▸ **TASK**: Return every record below exactly as written, but leave out the pictures.
========
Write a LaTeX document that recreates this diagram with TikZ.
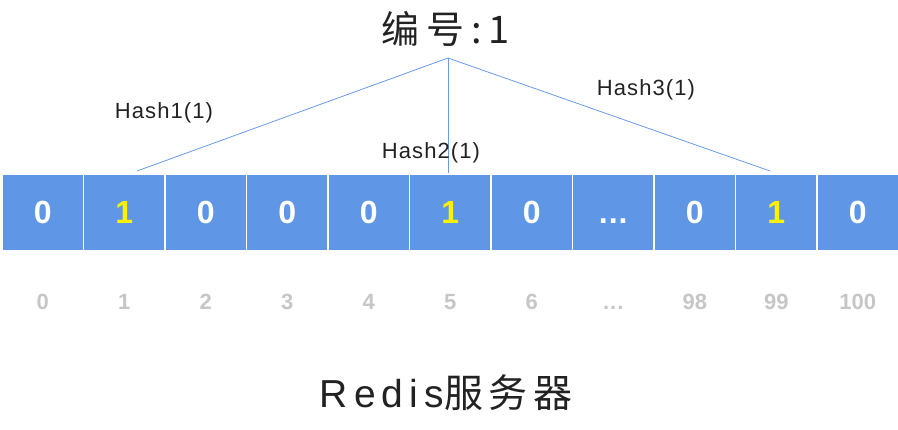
\documentclass[tikz,border=0pt]{standalone}
\usepackage{fontspec}
\setmainfont{Liberation Sans}
\newfontfamily\cjk{Noto Sans CJK SC}
\newcommand\mydots{\vphantom{0}.\kern1pt.\kern1pt.}
\definecolor{cellblue}{HTML}{5F96E6}
\definecolor{lineblue}{HTML}{6A9BE8}
\definecolor{idxgray}{HTML}{C6C6C6}
\definecolor{txt}{HTML}{222222}
\begin{document}
\begin{tikzpicture}[x=1pt,y=-1pt,
  cellbox/.style={fill=cellblue,draw=white,line width=1.4pt,minimum width=81.5pt,minimum height=77pt,inner sep=0pt,
    font=\fontsize{32}{32}\selectfont\bfseries,text=white},
  onebit/.style={text=yellow},
  idx/.style={font=\fontsize{22}{22}\selectfont\bfseries,text=idxgray},
  hashlbl/.style={font=\fontsize{22}{22}\selectfont\addfontfeatures{LetterSpace=5},text=txt,inner sep=0pt},
  conn/.style={draw=lineblue,line width=0.8pt}]
\useasboundingbox (0,0) rectangle (898,429);
\foreach \i/\v/\n in {0/0/0,1/1/1,2/0/2,3/0/3,4/0/4,5/1/5,6/0/6,7/\mydots/\mydots,8/0/98,9/1/99,10/0/100}{
  \node[cellbox] (c\i) at ({2+81.5*\i+40.75},212.5) {\v};
  \node[idx] (i\i) at ({2+81.5*\i+40.75},302) {\n};
}
\foreach \i in {1,5,9}{\node[cellbox,onebit] at (c\i) {1};}
\node[text=txt] (title) at (446,29) {\cjk\fontsize{38}{38}\selectfont\addfontfeatures{LetterSpace=18}编号:1};
\coordinate (apex) at (448,58);
\coordinate (e1) at (137,171);
\coordinate (e5) at (448,173);
\coordinate (e9) at (770,171);
\draw[conn] (apex) -- (e1);
\draw[conn] (apex) -- (e5);
\draw[conn] (apex) -- (e9);
\node[hashlbl] (h1) at (164,113) {Hash1(1)};
\node[hashlbl] (h2) at (431,153) {Hash2(1)};
\node[hashlbl] (h3) at (646,90) {Hash3(1)};
\node[text=txt] (srv) at (446,393) {\fontsize{39}{39}\selectfont\addfontfeatures{LetterSpace=16}Redis\cjk\fontsize{39}{39}\selectfont\addfontfeatures{LetterSpace=14}服务器};
\end{tikzpicture}
\end{document}
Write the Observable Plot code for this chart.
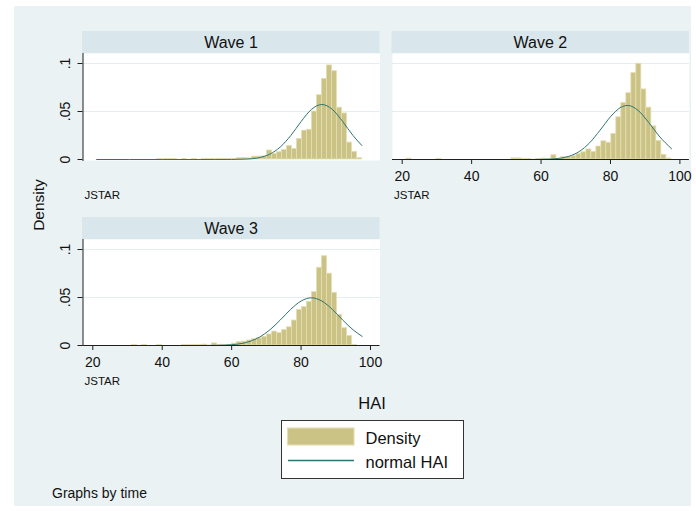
========
▸ **WORKED ANSWER**:
Write a LaTeX document that recreates this diagram with TikZ.
\documentclass[tikz,border=0pt]{standalone}
\usepackage{fontspec}
\setmainfont{Liberation Sans}
\newfontfamily\cjk{Noto Sans CJK SC}
\newcommand\mydots{\vphantom{0}.\kern1pt.\kern1pt.}
\definecolor{cellblue}{HTML}{5F96E6}
\definecolor{lineblue}{HTML}{6A9BE8}
\definecolor{idxgray}{HTML}{C6C6C6}
\definecolor{txt}{HTML}{222222}
\begin{document}
\begin{tikzpicture}[x=1pt,y=-1pt,
  cellbox/.style={fill=cellblue,draw=white,line width=1.4pt,minimum width=81.5pt,minimum height=77pt,inner sep=0pt,
    font=\fontsize{32}{32}\selectfont\bfseries,text=white},
  onebit/.style={text=yellow},
  idx/.style={font=\fontsize{22}{22}\selectfont\bfseries,text=idxgray},
  hashlbl/.style={font=\fontsize{22}{22}\selectfont\addfontfeatures{LetterSpace=5},text=txt,inner sep=0pt},
  conn/.style={draw=lineblue,line width=0.8pt}]
\useasboundingbox (0,0) rectangle (898,429);
\foreach \i/\v/\n in {0/0/0,1/1/1,2/0/2,3/0/3,4/0/4,5/1/5,6/0/6,7/\mydots/\mydots,8/0/98,9/1/99,10/0/100}{
  \node[cellbox] (c\i) at ({2+81.5*\i+40.75},212.5) {\v};
  \node[idx] (i\i) at ({2+81.5*\i+40.75},302) {\n};
}
\foreach \i in {1,5,9}{\node[cellbox,onebit] at (c\i) {1};}
\node[text=txt] (title) at (446,29) {\cjk\fontsize{38}{38}\selectfont\addfontfeatures{LetterSpace=18}编号:1};
\coordinate (apex) at (448,58);
\coordinate (e1) at (137,171);
\coordinate (e5) at (448,173);
\coordinate (e9) at (770,171);
\draw[conn] (apex) -- (e1);
\draw[conn] (apex) -- (e5);
\draw[conn] (apex) -- (e9);
\node[hashlbl] (h1) at (164,113) {Hash1(1)};
\node[hashlbl] (h2) at (431,153) {Hash2(1)};
\node[hashlbl] (h3) at (646,90) {Hash3(1)};
\node[text=txt] (srv) at (446,393) {\fontsize{39}{39}\selectfont\addfontfeatures{LetterSpace=16}Redis\cjk\fontsize{39}{39}\selectfont\addfontfeatures{LetterSpace=14}服务器};
\end{tikzpicture}
\end{document}
Write the Observable Plot code for this chart.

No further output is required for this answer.